I fished the tail out while my partner hit the head. I picked up two of these nice specimen (on top).


Then, as I was standing and watching, my partner picked up this big guy - probably pushing that 12" threshold.


We continued to pick up a few fish here and there as the water continued to rise from earlier storms. The sun also played peekaboo with us on and off and every time the sun would come out heavy hatches of yellow sallies would come off - what a great time to be on the water!

By the time we decided to call it a day, the water was up to the point the only place we could find to cross was crotch deep and ripping. It made for an interesting crossing with a DSLR camera around my neck, but I made it.

The other great thing about spring: the wildflowers are out and the critters are awakening. I found this Jack-in-the-Pulpit streamside.


This little guy also met us on the trail for the hike out.


He's a harmless black rat snake but I wouldn't recommend this trail in the heat of summer. It is one of the rockiest, snakiest trails I have ever been on and it's located in Timber Rattler Central!

Following a great evening with good friends around a campfire, day two included the State Council Meeting and the Fly Fishing School. The question was: where do I fish before the council meeting?

I had marked several tribs of the upper West Fork of the Greenbrier fr exploration, so today would be the day. I thought that with a couple of hours to fish I could hit a couple of them...until I actually made it on this first stream.

In the lower reaches the stream flows through a beautiful high meadow before transitioning into the hardwoods. Over 100 years ago this was home to a logging community and there are still remnants of this.


The recent rains seemed to have passed through this small stream already but I still only moved one fish in the meadow. Once I got into the section of stream with good canopy it was a different story.

Sometime since the logging had stopped, somebody had done some major instream work on this stream. There were standing K-dams, log dams, and log re-routing of the stream. The little brookies seemed to appreciate all of the hard work.

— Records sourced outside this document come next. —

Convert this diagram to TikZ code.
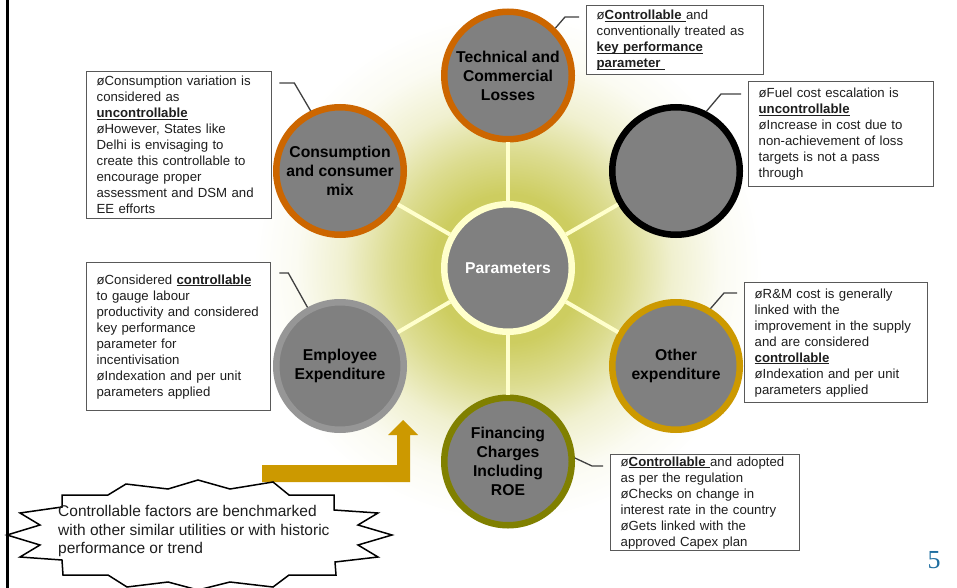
\documentclass[tikz,border=0pt]{standalone}
\usepackage{fontspec}
\setmainfont{Liberation Sans}
\newfontfamily\numfont{Liberation Serif}
\usetikzlibrary{calc}

\definecolor{cgray}{RGB}{128,128,128}
\definecolor{ringorange}{RGB}{204,102,0}
\definecolor{ringgold}{RGB}{204,153,0}
\definecolor{ringolive}{RGB}{128,128,0}
\definecolor{ringgray}{RGB}{150,150,150}
\definecolor{paleyellow}{RGB}{255,255,204}
\definecolor{glowc}{RGB}{205,205,96}
\colorlet{glowb}{glowc!70!white}
\colorlet{glowd}{glowc!30!white}
\colorlet{glowe}{glowc!8!white}
\definecolor{boxline}{RGB}{89,89,89}
\definecolor{leader}{RGB}{64,64,64}
\definecolor{textdark}{RGB}{30,30,30}
\definecolor{numblue}{RGB}{31,110,160}
\definecolor{arrowgold}{RGB}{204,153,0}

% bold underlined keyword
\newcommand\ulbold[1]{\underline{\smash{\textbf{#1}}}}

% the shaded circle's rim corresponds to 25bp
\pgfdeclareradialshading{glowshade}{\pgfpoint{0bp}{0bp}}{%
  color(0bp)=(glowc); color(7bp)=(glowc); color(11bp)=(glowb);
  color(15.5bp)=(glowd); color(20bp)=(glowe); color(24bp)=(white);
  color(50bp)=(white)}

\begin{document}
\begin{tikzpicture}[x=1pt,y=-1pt,
  bubble/.style={circle, fill=cgray, line width=6.5pt, minimum size=127.5pt,
    inner sep=0pt, align=center, text=black,
    font=\fontsize{15.7}{19}\selectfont\bfseries},
  spoke/.style={draw=paleyellow, line width=4pt},
  note/.style={draw=boxline, line width=1.3pt, fill=white, anchor=north west,
    inner xsep=10pt, inner ysep=0pt, align=left, text=textdark,
    font=\fontsize{13.2}{16}\selectfont},
  leaderline/.style={draw=leader, line width=1.3pt},
  burst/.style={draw=black, line width=1.5pt, fill=white, line join=miter},
]
\useasboundingbox (0,0) rectangle (957,588);

% soft glow behind the hub
\shade[shading=glowshade] (508,268) circle[radius=265pt];

% left rule
\draw[line width=2.7pt] (7.3,0) -- (7.3,588);

% hub and satellites
\node[bubble, draw=paleyellow, text=white] (pc) at (508,268) {Parameters};
\node[bubble, draw=ringorange] (tc) at (508,75.5) {Technical and\\Commercial\\Losses};
\node[bubble, draw=ringorange] (cc) at (340,171) {Consumption\\and consumer\\mix};
\node[bubble, draw=black] (fc) at (676,171) {};
\node[bubble, draw=ringgray] (ec) at (340,366) {Employee\\Expenditure};
\node[bubble, draw=ringgold] (oc) at (676,366) {Other\\expenditure};
\node[bubble, draw=ringolive] (nc) at (508,461.5) {Financing\\Charges\\Including\\ROE};

\foreach \s in {tc,cc,fc,ec,oc,nc} \draw[spoke] (pc) -- (\s);

% notes
\node[note, text width=157pt, minimum height=69pt] (tbox) at (586,5)
  {ø\ulbold{Controllable }and\\conventionally treated as\\\ulbold{key performance}\\\ulbold{parameter }};
\node[note, text width=165pt, minimum height=105pt] (fbox) at (748,81)
  {øFuel cost escalation is\\\ulbold{uncontrollable}\\øIncrease in cost due to\\non-achievement of loss\\targets is not a pass\\through};
\node[note, text width=165pt, minimum height=147pt] (cbox) at (86,71)
  {øConsumption variation is\\considered as\\\ulbold{uncontrollable}\\øHowever, States like\\Delhi is envisaging to\\create this controllable to\\encourage proper\\assessment and DSM and\\EE efforts};
\node[note, text width=164pt, minimum height=148pt] (ebox) at (86,262)
  {øConsidered \ulbold{controllable}\\to gauge labour\\productivity and considered\\key performance\\parameter for\\incentivisation\\øIndexation and per unit\\parameters applied};
\node[note, text width=163pt, minimum height=120pt] (obox) at (744,282)
  {øR\&M cost is generally\\linked with the\\improvement in the supply\\and are considered\\\ulbold{controllable}\\øIndexation and per unit\\parameters applied};
\node[note, text width=169pt, minimum height=96pt] (nbox) at (610,454)
  {ø\ulbold{Controllable }and adopted\\as per the regulation\\øChecks on change in\\interest rate in the country\\øGets linked with the\\approved Capex plan};

% leader lines from notes to bubbles
\draw[leaderline] ($(tbox.north west)+(-7,12)$) -- ++(-14,0) -- (tc.45);
\draw[leaderline] ($(fbox.north west)+(-7,13)$) -- ++(-20,0) -- (fc.63);
\draw[leaderline] ($(cbox.north east)+(7,12)$) -- ++(15,0) -- (cc.116);
\draw[leaderline] ($(ebox.north east)+(8,11)$) -- ++(9,0) -- (ec.119);
\draw[leaderline] ($(obox.north west)+(-7,11)$) -- ++(-13,0) -- (oc.59);
\draw[leaderline] ($(nbox.north west)+(-7,12)$) -- ++(-11,0) -- (nc.3);

% bent block arrow
\fill[arrowgold] (262,465) -- (397,465) -- (397,435) -- (388,435) -- (403,420)
  -- (418,435) -- (410,435) -- (410,482) -- (262,482) -- cycle;

% starburst callout
\draw[burst] (62,495) -- (108,495) -- (126,484) -- (168,489) -- (198,480)
  -- (230,489) -- (273,482) -- (289,495) -- (334,495) -- (334,510)
  -- (378,513) -- (358,525) -- (392,535) -- (358,545) -- (378,557)
  -- (335,562) -- (336,575) -- (289,575) -- (273,587) -- (230,582)
  -- (198,590) -- (168,582) -- (127,587) -- (108,575) -- (63,575)
  -- (62,560) -- (20,557) -- (40,545) -- (7,535) -- (40,525)
  -- (20,513) -- (62,507) -- cycle;
\node[anchor=north west, inner sep=0pt, align=left, text=textdark,
  font=\fontsize{15.5}{18.5}\selectfont] (bench) at (58,505.5)
  {Controllable factors are benchmarked\\with other similar utilities or with historic\\performance or trend};

% page number
\node[anchor=base, inner sep=0pt, text=numblue, font=\numfont\fontsize{26}{26}\selectfont] (pg) at (934,568) {5};
\end{tikzpicture}
\end{document}
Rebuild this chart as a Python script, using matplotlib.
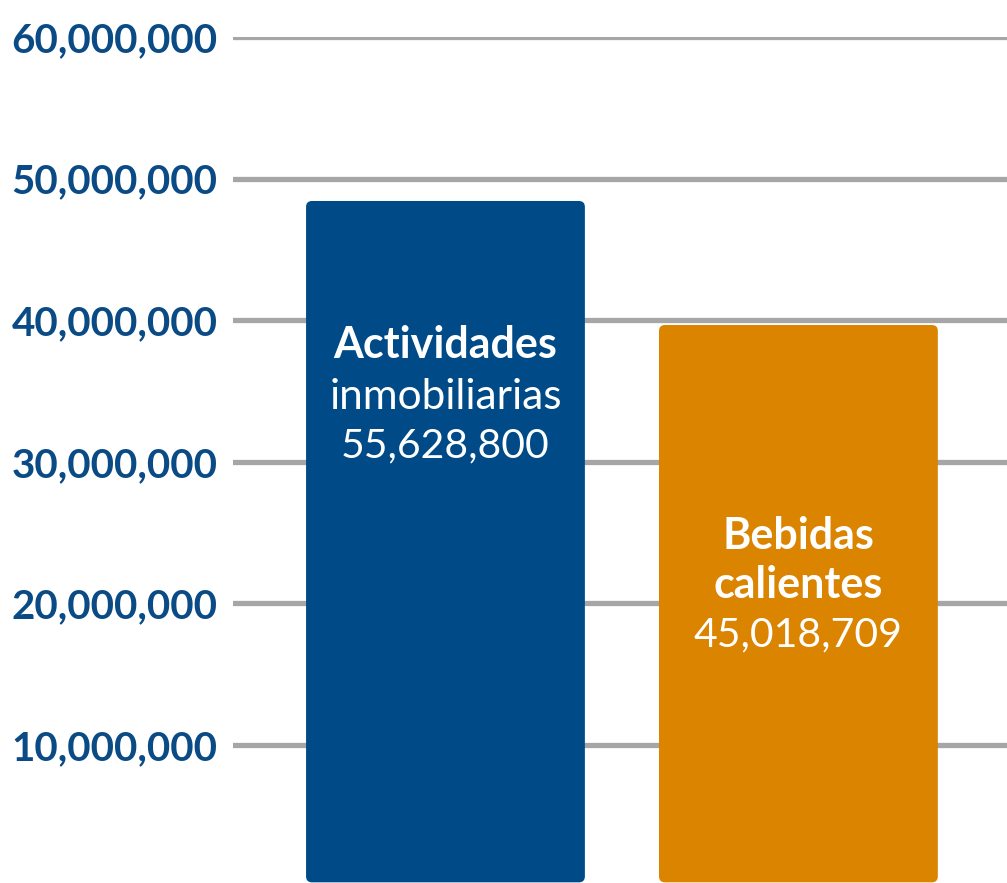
import matplotlib
matplotlib.use("Agg")
from matplotlib import pyplot as plt
from matplotlib.patches import FancyBboxPatch
from matplotlib.ticker import FuncFormatter

plt.rcParams['font.family'] = ['Lato', 'DejaVu Sans']

# datos
categorias = ["Actividades", "Bebidas"]
alturas = [48.42e6, 39.66e6]          # altura dibujada de las barras
valores = ["55,628,800", "45,018,709"]
colores = ["#004b87", "#db8400"]
ticks = [10e6, 20e6, 30e6, 40e6, 50e6, 60e6]

azul = "#0a4a85"
gris = "#a6a6a6"

fig = plt.figure(figsize=(10.07, 8.83), dpi=100)
ax = fig.add_axes([233 / 1007, -3.6 / 883, 774 / 1007, 849.6 / 883])
ax.set_ylim(0, 60e6)
ax.set_xlim(-0.602, 1.591)

for t in ticks:
    ax.axhline(t, color=gris, lw=3.8, solid_capstyle='round', zorder=1)

ancho = 0.79
for i in range(len(alturas)):
    # barra con esquinas redondeadas
    x0 = i - ancho / 2
    rad_x = 0.017
    rad_y = 0.42e6
    p = FancyBboxPatch((x0 + rad_x, 0.3e6 + rad_y), ancho - 2 * rad_x, alturas[i] - 0.3e6 - 2 * rad_y,
                       boxstyle="round,pad=0,rounding_size=0.017",
                       mutation_aspect=rad_y / rad_x,
                       facecolor=colores[i], edgecolor=colores[i], lw=0, zorder=2)
    p.set_boxstyle("round", pad=rad_x, rounding_size=rad_x)
    ax.add_patch(p)

# etiquetas dentro de las barras
ax.text(0, 37.33e6, "Actividades", ha='center', va='baseline', color='white',
        fontsize=31, fontweight='bold', zorder=3)
ax.text(0, 33.73e6, "inmobiliarias", ha='center', va='baseline', color='white',
        fontsize=30.5, zorder=3)
ax.text(0, 30.34e6, valores[0], ha='center', va='baseline', color='white',
        fontsize=29.5, zorder=3)

ax.text(1, 23.84e6, "Bebidas", ha='center', va='baseline', color='white',
        fontsize=31, fontweight='bold', zorder=3)
ax.text(1, 20.38e6, "calientes", ha='center', va='baseline', color='white',
        fontsize=31, fontweight='bold', zorder=3)
ax.text(1, 16.99e6, valores[1], ha='center', va='baseline', color='white',
        fontsize=29.5, zorder=3)

ax.set_yticks(ticks)
ax.yaxis.set_major_formatter(FuncFormatter(lambda v, p: "{:,.0f}".format(v)))
ax.tick_params(axis='y', length=0, pad=11, labelsize=29, labelcolor=azul)
for lab in ax.get_yticklabels():
    lab.set_fontweight('bold')
ax.set_xticks([])
for s in ax.spines.values():
    s.set_visible(False)
ax.patch.set_alpha(0)

plt.savefig("out.png", dpi=100)
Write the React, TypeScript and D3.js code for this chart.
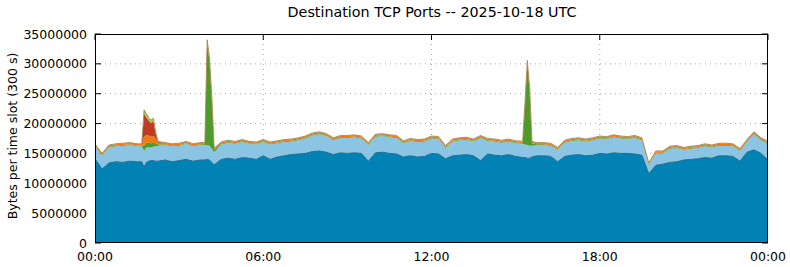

It's always good to see the little guys in the stream too.


The fishing was so good and seeing the amount of work done on this stream was amazing. Add another WV stream to my life list. Needless to say, I didn't make it to any other tribs before I had to head over the mountain to WV State Council...too much water, too little time.

I had been anticipating State Council for weeks now! Not for reasons you would expect, but because I would get the return of my Vandalia bamboo #003! I had broken the butt of this rod the previous summer while chasing (unsuccessfully) Paiute cutthroat on Silver King Creek. Phil Smith, the rodmaker, was replacing the reel seat with a piece of 2,000+ year-old bristlecone pine we had picked up during our 2008 Colorado Cuttslam trip.

Following State Council it was back across the mountain for a presentation at the WVCTU Fly Fishing School. What was my presentation? Travel planning and native species, of course.

It was another great evening with great friends around the campfire.

The next morning it was goodbyes to old friends and decision time again. Back to the headwaters of the WF of the Greenbrier? A couple of friends had fished another small trib the day before and recommended it and it was on my route home.

Once on the stream, it didn't take long for #003 to return to form....the return of #003!



As always, it's good to see the little guys in there.


With over seven hours of driving ahead of me, I spent only enough time on the stream to validate a healthy population of brookies. Add another stream to the WV life list, then it's Cincy bound.

Before I could make it to the hard top, I ran into one more of the natives. This grouse wanted to play chicken!


Although the rain put a damper on day one, it was a great weekend with great friends! I can't wait until my next trip "home", I'm going to do something I've wanted to do for years. I'm going to take a week of vacation and stay home in West Virginia - backpacking through the Cranberry Wilderness area.